### WHAT YOU ARE ASKED TO DO
Set down, exactly as written, the lines from the top of the data to the line that holds "radius=160pt, y radius=125pt];", and omit the pictures.

### INFORMATION SHOWN
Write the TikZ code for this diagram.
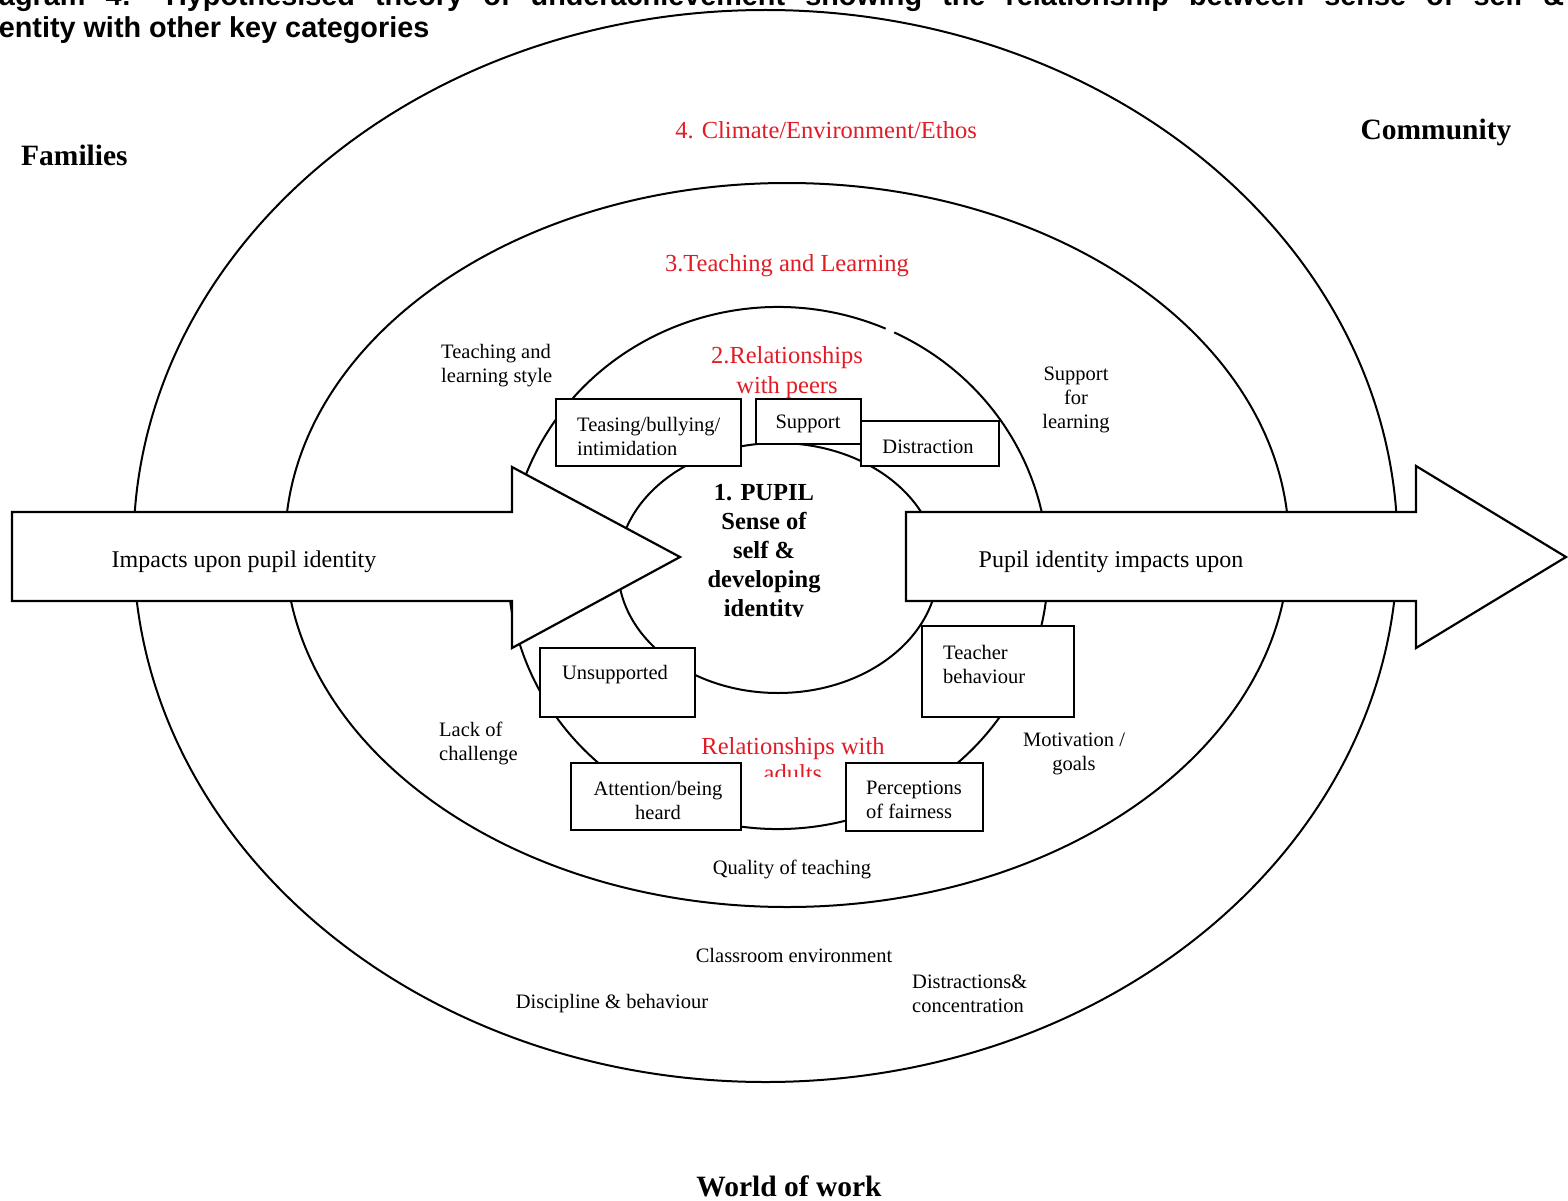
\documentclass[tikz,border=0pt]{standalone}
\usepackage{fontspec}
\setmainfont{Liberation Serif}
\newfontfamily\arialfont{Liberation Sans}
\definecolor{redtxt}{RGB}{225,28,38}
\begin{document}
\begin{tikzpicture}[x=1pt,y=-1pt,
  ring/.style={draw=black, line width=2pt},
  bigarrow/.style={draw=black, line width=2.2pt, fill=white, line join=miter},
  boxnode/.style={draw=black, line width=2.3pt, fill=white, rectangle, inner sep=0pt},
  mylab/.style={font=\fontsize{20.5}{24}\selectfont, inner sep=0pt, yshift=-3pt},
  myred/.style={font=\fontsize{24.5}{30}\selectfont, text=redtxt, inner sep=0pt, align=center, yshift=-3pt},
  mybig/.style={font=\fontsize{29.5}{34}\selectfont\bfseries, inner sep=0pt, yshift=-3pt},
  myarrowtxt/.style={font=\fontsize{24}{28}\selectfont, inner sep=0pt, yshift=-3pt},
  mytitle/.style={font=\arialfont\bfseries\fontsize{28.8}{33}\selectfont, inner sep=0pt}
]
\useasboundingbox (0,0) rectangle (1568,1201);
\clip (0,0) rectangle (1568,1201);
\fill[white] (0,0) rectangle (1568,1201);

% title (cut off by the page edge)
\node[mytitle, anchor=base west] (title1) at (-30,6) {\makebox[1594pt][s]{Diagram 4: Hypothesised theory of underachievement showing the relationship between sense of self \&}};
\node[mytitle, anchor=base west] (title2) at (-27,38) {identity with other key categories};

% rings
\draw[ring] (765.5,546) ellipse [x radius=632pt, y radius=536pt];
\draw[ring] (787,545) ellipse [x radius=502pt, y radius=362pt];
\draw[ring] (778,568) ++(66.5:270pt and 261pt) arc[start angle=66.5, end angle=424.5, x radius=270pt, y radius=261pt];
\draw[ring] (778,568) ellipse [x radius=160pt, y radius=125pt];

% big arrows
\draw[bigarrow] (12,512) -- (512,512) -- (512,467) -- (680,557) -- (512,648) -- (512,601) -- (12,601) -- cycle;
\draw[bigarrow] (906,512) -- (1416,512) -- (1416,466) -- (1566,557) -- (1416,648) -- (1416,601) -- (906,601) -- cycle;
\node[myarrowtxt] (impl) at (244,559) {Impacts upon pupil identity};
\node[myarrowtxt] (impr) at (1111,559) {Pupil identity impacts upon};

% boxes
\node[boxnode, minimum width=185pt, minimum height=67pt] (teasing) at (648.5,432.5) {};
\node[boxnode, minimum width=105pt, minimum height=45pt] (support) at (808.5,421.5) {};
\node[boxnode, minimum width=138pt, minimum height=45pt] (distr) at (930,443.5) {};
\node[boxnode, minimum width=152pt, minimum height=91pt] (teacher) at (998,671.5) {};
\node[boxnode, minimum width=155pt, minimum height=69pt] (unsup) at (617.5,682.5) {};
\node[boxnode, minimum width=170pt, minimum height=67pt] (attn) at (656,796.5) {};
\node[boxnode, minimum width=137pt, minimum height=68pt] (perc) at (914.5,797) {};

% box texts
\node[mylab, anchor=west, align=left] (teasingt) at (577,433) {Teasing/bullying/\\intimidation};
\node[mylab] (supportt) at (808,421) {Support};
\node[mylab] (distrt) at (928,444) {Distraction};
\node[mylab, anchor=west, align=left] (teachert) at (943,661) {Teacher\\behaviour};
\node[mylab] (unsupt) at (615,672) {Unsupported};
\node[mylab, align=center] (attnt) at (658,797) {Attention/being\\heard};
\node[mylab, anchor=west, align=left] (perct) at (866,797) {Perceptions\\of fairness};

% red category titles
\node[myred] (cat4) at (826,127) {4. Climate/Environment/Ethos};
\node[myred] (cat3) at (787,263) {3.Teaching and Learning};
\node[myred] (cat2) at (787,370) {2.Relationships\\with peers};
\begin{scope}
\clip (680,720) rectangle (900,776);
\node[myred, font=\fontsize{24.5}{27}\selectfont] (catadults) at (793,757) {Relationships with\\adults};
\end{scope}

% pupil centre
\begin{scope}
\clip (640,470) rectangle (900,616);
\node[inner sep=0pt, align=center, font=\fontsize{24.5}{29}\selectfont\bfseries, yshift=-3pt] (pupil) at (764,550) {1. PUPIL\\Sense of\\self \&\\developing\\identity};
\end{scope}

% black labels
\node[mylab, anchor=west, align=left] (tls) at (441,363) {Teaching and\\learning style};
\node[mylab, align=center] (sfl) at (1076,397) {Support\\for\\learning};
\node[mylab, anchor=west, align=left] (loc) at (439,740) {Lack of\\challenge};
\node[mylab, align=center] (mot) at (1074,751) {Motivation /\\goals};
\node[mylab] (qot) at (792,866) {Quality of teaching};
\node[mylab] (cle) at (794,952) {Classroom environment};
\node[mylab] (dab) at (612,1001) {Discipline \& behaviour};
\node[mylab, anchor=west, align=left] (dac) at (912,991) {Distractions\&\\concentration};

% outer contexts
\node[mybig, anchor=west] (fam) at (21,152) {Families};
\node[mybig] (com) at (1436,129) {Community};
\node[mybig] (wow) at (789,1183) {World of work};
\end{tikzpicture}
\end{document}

### WORKED ANSWER
Write the TikZ code for this diagram.
\documentclass[tikz,border=0pt]{standalone}
\usepackage{fontspec}
\setmainfont{Liberation Serif}
\newfontfamily\arialfont{Liberation Sans}
\definecolor{redtxt}{RGB}{225,28,38}
\begin{document}
\begin{tikzpicture}[x=1pt,y=-1pt,
  ring/.style={draw=black, line width=2pt},
  bigarrow/.style={draw=black, line width=2.2pt, fill=white, line join=miter},
  boxnode/.style={draw=black, line width=2.3pt, fill=white, rectangle, inner sep=0pt},
  mylab/.style={font=\fontsize{20.5}{24}\selectfont, inner sep=0pt, yshift=-3pt},
  myred/.style={font=\fontsize{24.5}{30}\selectfont, text=redtxt, inner sep=0pt, align=center, yshift=-3pt},
  mybig/.style={font=\fontsize{29.5}{34}\selectfont\bfseries, inner sep=0pt, yshift=-3pt},
  myarrowtxt/.style={font=\fontsize{24}{28}\selectfont, inner sep=0pt, yshift=-3pt},
  mytitle/.style={font=\arialfont\bfseries\fontsize{28.8}{33}\selectfont, inner sep=0pt}
]
\useasboundingbox (0,0) rectangle (1568,1201);
\clip (0,0) rectangle (1568,1201);
\fill[white] (0,0) rectangle (1568,1201);

% title (cut off by the page edge)
\node[mytitle, anchor=base west] (title1) at (-30,6) {\makebox[1594pt][s]{Diagram 4: Hypothesised theory of underachievement showing the relationship between sense of self \&}};
\node[mytitle, anchor=base west] (title2) at (-27,38) {identity with other key categories};

% rings
\draw[ring] (765.5,546) ellipse [x radius=632pt, y radius=536pt];
\draw[ring] (787,545) ellipse [x radius=502pt, y radius=362pt];
\draw[ring] (778,568) ++(66.5:270pt and 261pt) arc[start angle=66.5, end angle=424.5, x radius=270pt, y radius=261pt];
\draw[ring] (778,568) ellipse [x radius=160pt, y radius=125pt];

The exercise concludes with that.